Task input >>
------------------------
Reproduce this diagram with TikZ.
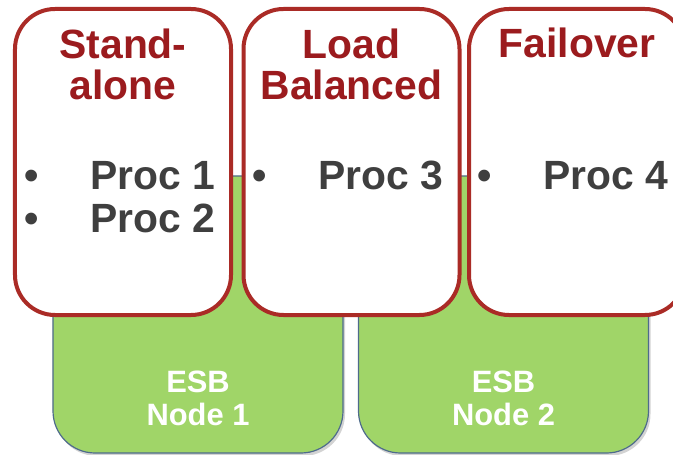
\documentclass[tikz,border=0pt]{standalone}
\usepackage{fontspec}
\setmainfont{Liberation Sans}
\usepackage{xcolor}
\usepackage{tikz}
\usetikzlibrary{shadows}
\definecolor{bg}{HTML}{FFFFFF}
\definecolor{esbgreen}{HTML}{A0D568}
\definecolor{esbline}{HTML}{4E6B8C}
\definecolor{modered}{HTML}{AA2B26}
\definecolor{titlered}{HTML}{9B1B1E}
\definecolor{proctext}{HTML}{3F3F3F}
\tikzset{
  esbbox/.style={draw=esbline, fill=esbgreen, line width=1.2pt, rounded corners=42bp,
    minimum width=290bp, minimum height=277bp, inner sep=0pt,
    drop shadow={shadow xshift=2bp, shadow yshift=-3bp, opacity=0.35}},
  modebox/.style={draw=modered, fill=bg, line width=4bp, rounded corners=40bp,
    minimum width=216bp, minimum height=306bp, inner sep=0pt},
  ttl/.style={text=titlered, font=\bfseries\fontsize{41}{42}\selectfont, align=center, inner sep=0pt, anchor=base},
  proc/.style={text=proctext, font=\bfseries\fontsize{41}{43}\selectfont, inner sep=0pt, anchor=base west},
  blt/.style={text=proctext, font=\bfseries\fontsize{41}{43}\selectfont, inner sep=0pt, anchor=base},
  esblab/.style={text=white, font=\bfseries\fontsize{31}{33}\selectfont, align=center, inner sep=0pt, anchor=base}
}
\begin{document}
\begin{tikzpicture}[x=1bp,y=-1bp]
  \useasboundingbox (0,0) rectangle (673,455);
  % ESB nodes
  \node[esbbox] (esb1) at (198,314.5) {};
  \node[esbbox] (esb2) at (503.5,314.5) {};
  \node[esblab] (esb1lab) at (198,425) {ESB\\Node 1};
  \node[esblab] (esb2lab) at (503.5,425) {ESB\\Node 2};
  % modes
  \node[modebox] (alone) at (123,162) {};
  \node[modebox] (balanced) at (351.5,162) {};
  \node[modebox] (failover) at (577,162) {};
  \node[ttl] (alonettl) at (123,100) {Stand-\\alone};
  \node[ttl] (balancedttl) at (351.5,100) {Load\\Balanced};
  \node[ttl] (failoverttl) at (577,58) {Failover};
  % processes
  \node[blt] (b1) at (32,190) {•};
  \node[proc] (p1) at (90,190) {Proc 1};
  \node[blt] (b2) at (32,233) {•};
  \node[proc] (p2) at (90,233) {Proc 2};
  \node[blt] (b3) at (260,190) {•};
  \node[proc] (p3) at (318,190) {Proc 3};
  \node[blt] (b4) at (485,190) {•};
  \node[proc] (p4) at (543,190) {Proc 4};
\end{tikzpicture}
\end{document}
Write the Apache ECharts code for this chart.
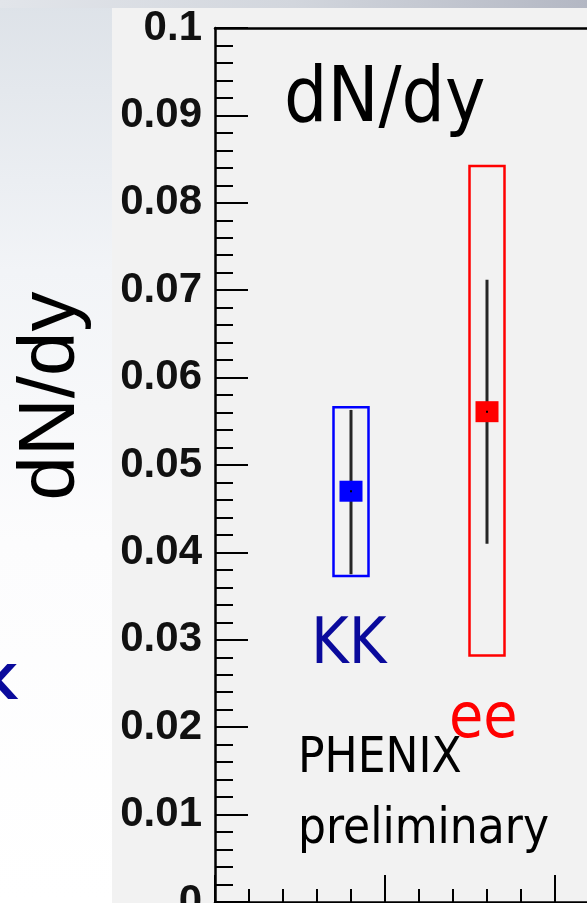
<!DOCTYPE html>
<html>
<head>
<meta charset="utf-8">
<script src="https://cdn.jsdelivr.net/npm/echarts@6/dist/echarts.min.js"></script>
<style>
html,body{margin:0;padding:0;background:#ffffff;overflow:hidden;width:587px;height:903px;}
#chart{width:725px;height:903px;}
</style>
</head>
<body>
<div id="chart"></div>
<script>
// ---- data ----
var categories = ["KK", "ee"];
var xPositions = [0.8, 1.6];
var centralValues = [0.0470, 0.0561];
var statLow = [0.0375, 0.0410];
var statHigh = [0.0563, 0.0712];
var sysLow = [0.0373, 0.0282];
var sysHigh = [0.0566, 0.0842];
var yTickLabels = ["0", "0.01", "0.02", "0.03", "0.04", "0.05", "0.06", "0.07", "0.08", "0.09", "0.1"];
var titleText = "dN/dy";
var yAxisTitle = "dN/dy";
var noteLines = ["PHENIX", "preliminary"];

// ---- styles ----
var seriesColors = ["#0000ff", "#ff0000"];
var labelColors = ["#0a0a9c", "#ff0000"];
var textFont = '"DejaVu Sans Condensed", "DejaVu Sans", sans-serif';

var chart = echarts.init(document.getElementById('chart'), null, {renderer: 'canvas'});

var boxData = categories.map(function (c, i) { return [xPositions[i], sysLow[i], sysHigh[i], i]; });
var statData = categories.map(function (c, i) { return [xPositions[i], statLow[i], statHigh[i], i]; });
var pointData = categories.map(function (c, i) {
  return { value: [xPositions[i], centralValues[i]], itemStyle: { color: seriesColors[i], opacity: 1 } };
});

var option = {
  animation: false,
  backgroundColor: 'transparent',
  graphic: [
    { type: 'rect', z: -100, shape: {x: 0, y: 0, width: 725, height: 903},
      style: { fill: new echarts.graphic.LinearGradient(0, 0, 0, 1, [
        {offset: 0, color: '#dde2e8'}, {offset: 0.3, color: '#f2f4f7'}, {offset: 0.6, color: '#fcfcfd'}, {offset: 1, color: '#ffffff'}]) } },
    { type: 'rect', z: -99, shape: {x: 0, y: 0, width: 587, height: 8},
      style: { fill: new echarts.graphic.LinearGradient(0, 0, 1, 0, [
        {offset: 0, color: '#e2e5ea'}, {offset: 0.5, color: '#d2d6dd'}, {offset: 1, color: '#b3b7c3'}]) } },
    { type: 'rect', z: -98, shape: {x: 112, y: 8, width: 613, height: 895}, style: { fill: '#f2f2f2' } },
    { type: 'text', z: 10, x: 52, y: 396, rotation: Math.PI / 2,
      style: { text: yAxisTitle, font: '80px "Liberation Sans", Arial, sans-serif', fill: '#000', textAlign: 'center', textVerticalAlign: 'middle' } },
    { type: 'text', z: 10, x: 17, y: 687,
      style: { text: 'K', font: 'bold 48px ' + textFont, fill: '#0a0a9c', textAlign: 'right', textVerticalAlign: 'middle' } },
    { type: 'text', z: 10, x: 284, y: 101,
      style: { text: titleText, font: '76px ' + textFont, fill: '#000', textAlign: 'left', textVerticalAlign: 'middle' } },
    { type: 'text', z: 10, x: 311, y: 646,
      style: { text: categories[0], font: '64px ' + textFont, fill: labelColors[0], textAlign: 'left', textVerticalAlign: 'middle' } },
    { type: 'text', z: 10, x: 449, y: 721,
      style: { text: categories[1], font: '62px ' + textFont, fill: labelColors[1], textAlign: 'left', textVerticalAlign: 'middle' } },
    { type: 'text', z: 10, x: 298, y: 759,
      style: { text: noteLines[0], font: '49px ' + textFont, fill: '#000', textAlign: 'left', textVerticalAlign: 'middle' } },
    { type: 'text', z: 10, x: 298, y: 830,
      style: { text: noteLines[1], font: '49px ' + textFont, fill: '#000', textAlign: 'left', textVerticalAlign: 'middle' } }
  ],
  grid: { left: 215, top: 28, right: 0, height: 874, show: false, containLabel: false, outerBoundsMode: 'none' },
  xAxis: [
    { type: 'value', min: 0, max: 3, interval: 1, position: 'bottom',
      axisLine: { show: true, onZero: false, lineStyle: { color: '#000', width: 2.5 } },
      axisTick: { show: true, inside: true, length: 27, lineStyle: { color: '#000', width: 2 } },
      minorTick: { show: true, splitNumber: 5, length: 13, lineStyle: { color: '#000', width: 2 } },
      axisLabel: { show: false }, splitLine: { show: false } },
    { type: 'value', min: 0, max: 3, interval: 1, position: 'top',
      axisLine: { show: true, onZero: false, lineStyle: { color: '#000', width: 2.5 } },
      axisTick: { show: false }, axisLabel: { show: false }, splitLine: { show: false } }
  ],
  yAxis: {
    type: 'value', min: 0, max: 0.1, interval: 0.01, position: 'left',
    axisLine: { show: true, onZero: false, lineStyle: { color: '#000', width: 2.5 } },
    axisTick: { show: true, inside: true, length: 33, lineStyle: { color: '#000', width: 2 } },
    minorTick: { show: true, splitNumber: 5, length: 18, lineStyle: { color: '#000', width: 2 } },
    splitLine: { show: false },
    axisLabel: {
      show: true, margin: 13, color: '#111',
      fontFamily: '"Liberation Sans", Arial, sans-serif', fontWeight: 'bold', fontSize: 42,
      formatter: function (v) { return yTickLabels[Math.round(v * 100)]; }
    }
  },
  series: [
    { type: 'custom', name: 'sys', data: boxData, z: 3,
      renderItem: function (params, api) {
        var top = api.coord([api.value(0), api.value(2)]);
        var bot = api.coord([api.value(0), api.value(1)]);
        var hw = 17.5;
        return { type: 'rect',
          shape: { x: top[0] - hw, y: top[1], width: 2 * hw, height: bot[1] - top[1] },
          style: { fill: 'none', stroke: seriesColors[api.value(3)], lineWidth: 2.5 } };
      } },
    { type: 'custom', name: 'stat', data: statData, z: 4,
      renderItem: function (params, api) {
        var top = api.coord([api.value(0), api.value(2)]);
        var bot = api.coord([api.value(0), api.value(1)]);
        return { type: 'line',
          shape: { x1: top[0], y1: top[1], x2: bot[0], y2: bot[1] },
          style: { stroke: '#262626', lineWidth: 3 } };
      } },
    { type: 'scatter', name: 'value', data: pointData, symbol: 'rect', symbolSize: [23, 21], z: 5,
      itemStyle: { opacity: 1 } },
    { type: 'scatter', name: 'dot', data: pointData.map(function (p) { return p.value; }), symbol: 'rect', symbolSize: 2,
      itemStyle: { color: '#000', opacity: 1 }, z: 6 }
  ]
};
chart.setOption(option);
</script>
</body>
</html>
------------------------
Task statement >> Choose all lines containing the string "this" and copy them out.

Finished task >>
Reproduce this diagram with TikZ.
Write the Apache ECharts code for this chart.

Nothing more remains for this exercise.